#### Instruction
Provide an exact copy of the lines from the beginning of the records through the line that includes "ax.set_ylim(0, 540)", and of no others.

--- Material to process ---

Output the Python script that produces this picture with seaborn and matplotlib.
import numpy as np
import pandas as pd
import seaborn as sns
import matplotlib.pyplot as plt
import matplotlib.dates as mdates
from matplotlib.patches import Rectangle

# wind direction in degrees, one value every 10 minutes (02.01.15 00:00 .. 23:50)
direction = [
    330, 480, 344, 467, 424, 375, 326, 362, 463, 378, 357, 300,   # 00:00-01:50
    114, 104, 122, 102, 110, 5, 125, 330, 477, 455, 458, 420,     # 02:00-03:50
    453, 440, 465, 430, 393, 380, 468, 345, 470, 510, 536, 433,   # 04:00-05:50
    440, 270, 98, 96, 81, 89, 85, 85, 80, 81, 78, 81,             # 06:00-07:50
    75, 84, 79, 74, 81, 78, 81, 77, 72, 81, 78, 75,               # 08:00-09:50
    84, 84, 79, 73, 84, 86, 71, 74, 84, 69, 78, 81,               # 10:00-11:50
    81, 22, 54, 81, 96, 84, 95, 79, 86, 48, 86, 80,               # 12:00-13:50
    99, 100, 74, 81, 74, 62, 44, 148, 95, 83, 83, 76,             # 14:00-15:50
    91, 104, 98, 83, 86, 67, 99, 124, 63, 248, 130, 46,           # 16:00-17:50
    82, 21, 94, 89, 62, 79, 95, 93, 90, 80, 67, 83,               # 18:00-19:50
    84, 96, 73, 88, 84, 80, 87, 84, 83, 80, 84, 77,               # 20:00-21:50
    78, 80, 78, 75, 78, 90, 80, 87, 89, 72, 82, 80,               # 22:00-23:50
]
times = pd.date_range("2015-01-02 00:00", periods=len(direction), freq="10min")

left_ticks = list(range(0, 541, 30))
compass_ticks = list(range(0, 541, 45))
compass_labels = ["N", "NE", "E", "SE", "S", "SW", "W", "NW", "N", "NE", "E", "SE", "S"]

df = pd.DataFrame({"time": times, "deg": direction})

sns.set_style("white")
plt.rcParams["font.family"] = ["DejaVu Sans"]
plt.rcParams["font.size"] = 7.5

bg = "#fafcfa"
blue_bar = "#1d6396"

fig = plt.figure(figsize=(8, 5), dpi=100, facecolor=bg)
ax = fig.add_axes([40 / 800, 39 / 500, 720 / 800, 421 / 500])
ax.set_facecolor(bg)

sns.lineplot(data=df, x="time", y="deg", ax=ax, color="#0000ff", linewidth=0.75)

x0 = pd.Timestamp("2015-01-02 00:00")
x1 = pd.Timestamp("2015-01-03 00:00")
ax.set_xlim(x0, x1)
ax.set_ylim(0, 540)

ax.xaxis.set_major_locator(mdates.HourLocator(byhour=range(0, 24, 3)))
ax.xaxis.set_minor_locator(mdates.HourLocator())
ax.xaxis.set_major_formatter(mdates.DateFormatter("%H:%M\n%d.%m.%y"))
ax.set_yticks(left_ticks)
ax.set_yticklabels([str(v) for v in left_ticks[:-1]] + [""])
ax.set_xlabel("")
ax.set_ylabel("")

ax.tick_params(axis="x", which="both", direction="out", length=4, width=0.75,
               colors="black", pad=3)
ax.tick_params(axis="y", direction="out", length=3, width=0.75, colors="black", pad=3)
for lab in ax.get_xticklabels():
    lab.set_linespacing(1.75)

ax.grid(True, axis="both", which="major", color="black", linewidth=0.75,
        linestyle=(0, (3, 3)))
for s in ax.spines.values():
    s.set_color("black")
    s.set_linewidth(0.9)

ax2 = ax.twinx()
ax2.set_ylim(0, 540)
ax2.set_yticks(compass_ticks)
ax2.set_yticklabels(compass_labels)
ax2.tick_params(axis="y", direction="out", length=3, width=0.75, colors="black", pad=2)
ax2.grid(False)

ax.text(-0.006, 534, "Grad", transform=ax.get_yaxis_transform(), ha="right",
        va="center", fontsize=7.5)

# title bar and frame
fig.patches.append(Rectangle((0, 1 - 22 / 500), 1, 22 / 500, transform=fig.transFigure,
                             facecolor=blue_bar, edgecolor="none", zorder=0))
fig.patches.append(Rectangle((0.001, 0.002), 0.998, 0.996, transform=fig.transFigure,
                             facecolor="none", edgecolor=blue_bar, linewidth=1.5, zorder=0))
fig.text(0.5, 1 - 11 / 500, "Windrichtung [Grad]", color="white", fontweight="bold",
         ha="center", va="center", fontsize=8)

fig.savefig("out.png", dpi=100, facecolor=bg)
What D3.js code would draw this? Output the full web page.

---

#### Written answer
Output the Python script that produces this picture with seaborn and matplotlib.
import numpy as np
import pandas as pd
import seaborn as sns
import matplotlib.pyplot as plt
import matplotlib.dates as mdates
from matplotlib.patches import Rectangle

# wind direction in degrees, one value every 10 minutes (02.01.15 00:00 .. 23:50)
direction = [
    330, 480, 344, 467, 424, 375, 326, 362, 463, 378, 357, 300,   # 00:00-01:50
    114, 104, 122, 102, 110, 5, 125, 330, 477, 455, 458, 420,     # 02:00-03:50
    453, 440, 465, 430, 393, 380, 468, 345, 470, 510, 536, 433,   # 04:00-05:50
    440, 270, 98, 96, 81, 89, 85, 85, 80, 81, 78, 81,             # 06:00-07:50
    75, 84, 79, 74, 81, 78, 81, 77, 72, 81, 78, 75,               # 08:00-09:50
    84, 84, 79, 73, 84, 86, 71, 74, 84, 69, 78, 81,               # 10:00-11:50
    81, 22, 54, 81, 96, 84, 95, 79, 86, 48, 86, 80,               # 12:00-13:50
    99, 100, 74, 81, 74, 62, 44, 148, 95, 83, 83, 76,             # 14:00-15:50
    91, 104, 98, 83, 86, 67, 99, 124, 63, 248, 130, 46,           # 16:00-17:50
    82, 21, 94, 89, 62, 79, 95, 93, 90, 80, 67, 83,               # 18:00-19:50
    84, 96, 73, 88, 84, 80, 87, 84, 83, 80, 84, 77,               # 20:00-21:50
    78, 80, 78, 75, 78, 90, 80, 87, 89, 72, 82, 80,               # 22:00-23:50
]
times = pd.date_range("2015-01-02 00:00", periods=len(direction), freq="10min")

left_ticks = list(range(0, 541, 30))
compass_ticks = list(range(0, 541, 45))
compass_labels = ["N", "NE", "E", "SE", "S", "SW", "W", "NW", "N", "NE", "E", "SE", "S"]

df = pd.DataFrame({"time": times, "deg": direction})

sns.set_style("white")
plt.rcParams["font.family"] = ["DejaVu Sans"]
plt.rcParams["font.size"] = 7.5

bg = "#fafcfa"
blue_bar = "#1d6396"

fig = plt.figure(figsize=(8, 5), dpi=100, facecolor=bg)
ax = fig.add_axes([40 / 800, 39 / 500, 720 / 800, 421 / 500])
ax.set_facecolor(bg)

sns.lineplot(data=df, x="time", y="deg", ax=ax, color="#0000ff", linewidth=0.75)

x0 = pd.Timestamp("2015-01-02 00:00")
x1 = pd.Timestamp("2015-01-03 00:00")
ax.set_xlim(x0, x1)
ax.set_ylim(0, 540)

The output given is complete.